Clearly, because if it was based on math, students could find that actual equations prove earth’s climate has been put on steroids, and it’s because we’re spewing billions of tons of carbon dioxide and other greenhouse gas pollution into the atmosphere everyday, for the past century. It’s not rocket science, it’s a simple calculation that shows that energy in (from the sun) ≠energy out (back into space) on our planet.

“We define a topic to be controversial if it has more than one widely held view,” said Kropp, “There are many issues regarding the environment that have become politicized these days and we want kids to be exposed to all sides. An unbalanced lesson would portray only one side. All we want is to have teachers teach the various scientific theories out there.”

This would be a nice sentiment if there were legitimate various scientific theories out there, but the industry-backed, Koch-fueled, conservative manifesto that currently exists as an opposing political view is not synonymous with being an opposing scientific theory.

This is why science is inherently not a political issue. Everyone wants to debate politics, and there are always multiple political approaches to a problem. The reason there shouldn’t be a debate on climate change anymore is because the debate happened decades ago, between rational, legitimate scientists. Yet skeptics and dirty energy industry apologists still demand a “debate” today, long after the science has been settled.
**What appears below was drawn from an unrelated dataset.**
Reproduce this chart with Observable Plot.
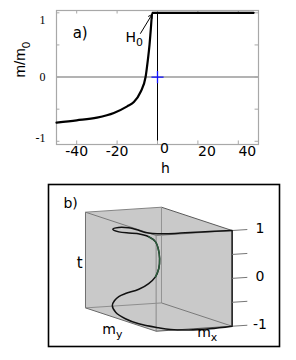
<!DOCTYPE html>
<html><head><meta charset="utf-8">
<script src="https://cdn.jsdelivr.net/npm/d3@7"></script>
<script src="https://cdn.jsdelivr.net/npm/@observablehq/plot@0.6"></script>
<style>
body{margin:0;background:#fff;}
#fig{position:relative;width:296px;height:360px;overflow:hidden;background:#fff;}
#fig svg{position:absolute;left:0;display:block;overflow:visible;}
</style></head><body><div id="fig"></div>
<script>
// ---------- panel a) data ----------
const hField = [-50, -40, -30, -21.6, -15, -11.7, -8.4, -5.9, -4.8, -3.95, -3.3, -2.6, 47.6];
const mNorm  = [-0.71, -0.674, -0.632, -0.56, -0.456, -0.39, -0.233, 0, 0.26, 0.5, 0.75, 1, 1];
const hTicks = [-40, -20, 0, 20, 40];
const mTicks = [-1, -0.5, 0, 0.5, 1];
const mTickLabels = [-1, 0, 1];
const fieldMarker = {h: 0, m: 0};
const h0Arrow = {h1: -8.4, m1: 0.68, h2: -2.7, m2: 0.975};
const h0Label = {h: -15.8, m: 0.62, text: "H_0"};
const panelALabel = {h: -42, m: 0.69, text: "a)"};

// ---------- panel b) data ----------
const cornerNames = ["A","B","C","D","E","F","G","H"];
const cornerMx = [-1, 1, 1, -1, -1, 1, 1, -1];
const cornerMy = [-1, -1, 1, 1, -1, -1, 1, 1];
const cornerT  = [1, 1, 1, 1, -1, -1, -1, -1];
const edgeFrom = ["A","B","C","D","A","B","C","D","E","F","G","H"];
const edgeTo   = ["B","C","D","A","E","F","G","H","F","G","H","E"];
const curveMx = [1, 0.34, -0.21, -0.57, -0.72, -0.89, -0.88, -0.69, -0.34, -0.28, -0.31, -0.44, -0.34, -0.22, -0.20, -0.27, -0.23, -0.23, -0.29, -0.45, -0.65, -0.80, -0.94, -0.96, -0.78, -0.71, -0.81, -0.94, -0.75, -0.30, 0.21, 1];
const curveMy = [1, 1.08, 1.07, 0.95, 0.77, 0.39, 0.0, -0.48, -0.95, -0.95, -0.80, -0.47, -0.20, -0.05, 0.12, 0.29, 0.27, 0.23, 0.22, 0.20, 0.08, 0.01, -0.12, -0.27, -0.30, -0.09, 0.30, 0.63, 0.91, 0.94, 0.96, 1];
const curveT  = [-1, -1, -1, -1, -1, -1, -0.99, -0.98, -0.97, -0.87, -0.75, -0.6, -0.45, -0.3, -0.12, 0.1, 0.3, 0.5, 0.64, 0.75, 0.8, 0.8, 0.8, 0.82, 0.84, 0.88, 0.93, 0.97, 1, 1, 1, 1];
const tTicks = [-1, -0.5, 0, 0.5, 1];
const tTickLabels = [-1, 0, 1];
const axisLabels3d = [
  {text: "b)",  mx: -1.58, my: -1, t: 1.21, anchor: "start"},
  {text: "t",   mx: -1.15, my: -1, t: -0.065, anchor: "middle"},
  {text: "m_y", mx: -1,    my: -0.525, t: -1.33, anchor: "start"},
  {text: "m_x", mx: 0.08,  my: 1, t: -1.09, anchor: "start"}
];

// oblique view of the (mx, my, t) box
const view = {mx: [0.794, 0.052], my: [0.738, -0.2435], t: [0, 1]};
const proj = (mx, my, t) => [view.mx[0]*mx + view.my[0]*my + view.t[0]*t,
                             view.mx[1]*mx + view.my[1]*my + view.t[1]*t];

function applySubscripts(root){
  root.querySelectorAll("text").forEach(el => {
    if (el.querySelector("tspan")) return;
    const s = el.textContent, k = s.indexOf("_");
    if (k < 0) return;
    el.textContent = s.slice(0, k);
    const ts = document.createElementNS("http://www.w3.org/2000/svg", "tspan");
    ts.setAttribute("dy", "0.38em");
    ts.setAttribute("font-size", "78%");
    ts.textContent = s.slice(k + 1);
    el.appendChild(ts);
  });
}

const fig = document.getElementById("fig");

// ---------- panel a ----------
const frameGray = "#a8a8a8";
const curveA = hField.map((h, i) => ({h, m: mNorm[i]}));
const yLo = -1.05, yHi = 1.036;
const plotA = Plot.plot({
  width: 296, height: 178,
  marginLeft: 56, marginRight: 38, marginTop: 10, marginBottom: 34,
  x: {domain: [-50, 50], axis: null},
  y: {domain: [yLo, yHi], axis: null},
  style: {fontFamily: "DejaVu Sans", fontSize: "13px", background: "transparent", color: "#000"},
  marks: [
    Plot.ruleY([0], {stroke: "#9a9a9a", strokeWidth: 1.4}),
    Plot.ruleX([0], {y1: yLo, y2: 1, stroke: "#000", strokeWidth: 1}),
    Plot.frame({stroke: frameGray, strokeWidth: 1.2}),
    Plot.ruleX(hTicks, {y1: yLo, y2: yLo + 0.055, stroke: frameGray}),
    Plot.ruleX(hTicks, {y1: yHi - 0.055, y2: yHi, stroke: frameGray}),
    Plot.ruleY(mTicks, {x1: -50, x2: -48.3, stroke: frameGray}),
    Plot.ruleY(mTicks, {x1: 48.3, x2: 50, stroke: frameGray}),
    Plot.line(curveA, {x: "h", y: "m", stroke: "#000", strokeWidth: 2.2, curve: "monotone-x"}),
    Plot.dot([fieldMarker], {x: "h", y: "m", symbol: "plus", r: 4, stroke: "#1010ff", strokeWidth: 1.3}),
    Plot.arrow([h0Arrow], {x1: "h1", y1: "m1", x2: "h2", y2: "m2", stroke: "#000", strokeWidth: 1, headLength: 6}),
    Plot.text([h0Label], {x: "h", y: "m", text: "text", textAnchor: "start", fontSize: 14}),
    Plot.text([panelALabel], {x: "h", y: "m", text: "text", textAnchor: "start", fontSize: 15}),
    // x tick labels
    Plot.text(hTicks.filter(v => v < 0), {x: d => d, frameAnchor: "bottom", dy: 11, text: d => String(d), fontSize: 14}),
    Plot.text(hTicks.filter(v => v === 0), {x: d => d, frameAnchor: "bottom", dy: 8, dx: 7, text: d => String(d), fontSize: 14}),
    Plot.text(hTicks.filter(v => v > 0), {x: d => d, frameAnchor: "bottom", dy: 11, dx: 9, text: d => String(d), fontSize: 14}),
    // y tick labels (serif)
    Plot.text(mTickLabels.filter(v => v > 0), {y: d => d, frameAnchor: "left", dx: -11, dy: 7, textAnchor: "end", text: d => String(d), fontFamily: "Liberation Serif", fontSize: 12}),
    Plot.text(mTickLabels.filter(v => v === 0), {y: d => d, frameAnchor: "left", dx: -11, dy: 0.5, textAnchor: "end", text: d => String(d), fontFamily: "Liberation Serif", fontSize: 12}),
    Plot.text(mTickLabels.filter(v => v < 0), {y: d => d, frameAnchor: "left", dx: -11, dy: -3.5, textAnchor: "end", text: d => String(d), fontFamily: "Liberation Serif", fontSize: 12}),
    // axis titles
    Plot.text(["h"], {frameAnchor: "bottom", dy: 28, dx: 8, text: d => d, fontSize: 14}),
    Plot.text(["m/m_0"], {frameAnchor: "left", dx: -36, rotate: -90, text: d => d, fontFamily: "Liberation Sans", fontSize: 15})
  ]
});
plotA.style.top = "0px";
applySubscripts(plotA);
fig.appendChild(plotA);

// ---------- panel b ----------
const corners = cornerNames.map((name, i) => {
  const [u, v] = proj(cornerMx[i], cornerMy[i], cornerT[i]);
  return {name, u, v};
});
const cornerByName = Object.fromEntries(corners.map(c => [c.name, c]));
const edges = edgeFrom.map((a, i) => ({a: cornerByName[a], b: cornerByName[edgeTo[i]], key: a + edgeTo[i]}));
const edgeStroke = {AB: "#858585", BC: "#5a5a5a", CD: "#777", DA: "#7a7a7a", AE: "#707070", BF: "#939393",
                    CG: "#000", DH: "#8a8a8a", EF: "#8e8e8e", FG: "#7a7a7a", GH: "#555", HE: "#6a6a6a"};
const curvePts = curveMx.map((mx, i) => {
  const [u, v] = proj(mx, curveMy[i], curveT[i]);
  return {u, v};
});
const tickSegs = tTicks.map(t => {
  const [u1, v1] = proj(1, 1, t), [u2, v2] = proj(1.4, 1, t);
  return {u1, v1, u2, v2};
});
const tickLbls = tTickLabels.map(t => {
  const [u, v] = proj(1.73, 1, t);
  return {u, v, text: String(t)};
});
const lbls3d = axisLabels3d.map(d => {
  const [u, v] = proj(d.mx, d.my, d.t);
  return {...d, u, v};
});

const plotB = Plot.plot({
  width: 296, height: 182,
  marginLeft: 48, marginRight: 17, marginTop: 6, marginBottom: 14,
  x: {domain: [-2.305, 2.522], axis: null},
  y: {domain: [-1.615, 1.770], axis: null},
  style: {fontFamily: "DejaVu Sans", fontSize: "13px", background: "transparent", color: "#000"},
  marks: [
    Plot.hull(corners, {x: "u", y: "v", fill: "#c9c9c9", stroke: "none"}),
    Plot.link(edges, {x1: d => d.a.u, y1: d => d.a.v, x2: d => d.b.u, y2: d => d.b.v,
                      stroke: d => edgeStroke[d.key], strokeWidth: d => d.key === "CG" ? 1.4 : 1}),
    Plot.link(tickSegs, {x1: "u1", y1: "v1", x2: "u2", y2: "v2", stroke: "#777", strokeWidth: 1}),
    Plot.line(curvePts, {x: "u", y: "v", stroke: "#111", strokeWidth: 1.5, curve: "catmull-rom"}),
    Plot.line(curvePts.slice(14, 20), {x: "u", y: "v", stroke: "#2c5f3e", strokeWidth: 1.4, curve: "catmull-rom"}),
    Plot.text(tickLbls, {x: "u", y: "v", text: "text", fontSize: 14}),
    Plot.text(lbls3d.filter(d => d.anchor === "start"), {x: "u", y: "v", text: "text", textAnchor: "start", fontSize: 14}),
    Plot.text(lbls3d.filter(d => d.anchor === "middle"), {x: "u", y: "v", text: "text", fontSize: 15}),
    Plot.frame({stroke: "#000", strokeWidth: 1.6})
  ]
});
plotB.style.top = "178px";
applySubscripts(plotB);
fig.appendChild(plotB);
</script>
</body></html>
If this were an education-themed metaphor, it would be like that student who waltzes into class 15 minutes late only to start asking questions about a topic that was thoroughly covered 15 minutes ago, when class actually started, and yet is still surprised and affronted when everyone in class, including the teacher, looks at him like he’s a total dunce.

The difference between science and religion is clearly distinguishable (except maybe in Texas), and now the distinction between science and politics must also be reviewed, all thanks to wingnut school boards.

Sure, discuss opposing political views in a policy class, or debate club, but not in science class, where politics should have no presence. The intelligent design issue went all the way to the courts, and it took a judge to finally nix it as an opposing scientific theory. Let’s not let climate change become the next “intelligent design” controversy.

As for the Los Alamitos school board, no phone calls were returned to answer whether they would also be requiring alternate views on such controversial subjects as gravity, how babies are made, or whether or not the moon was made of cheese.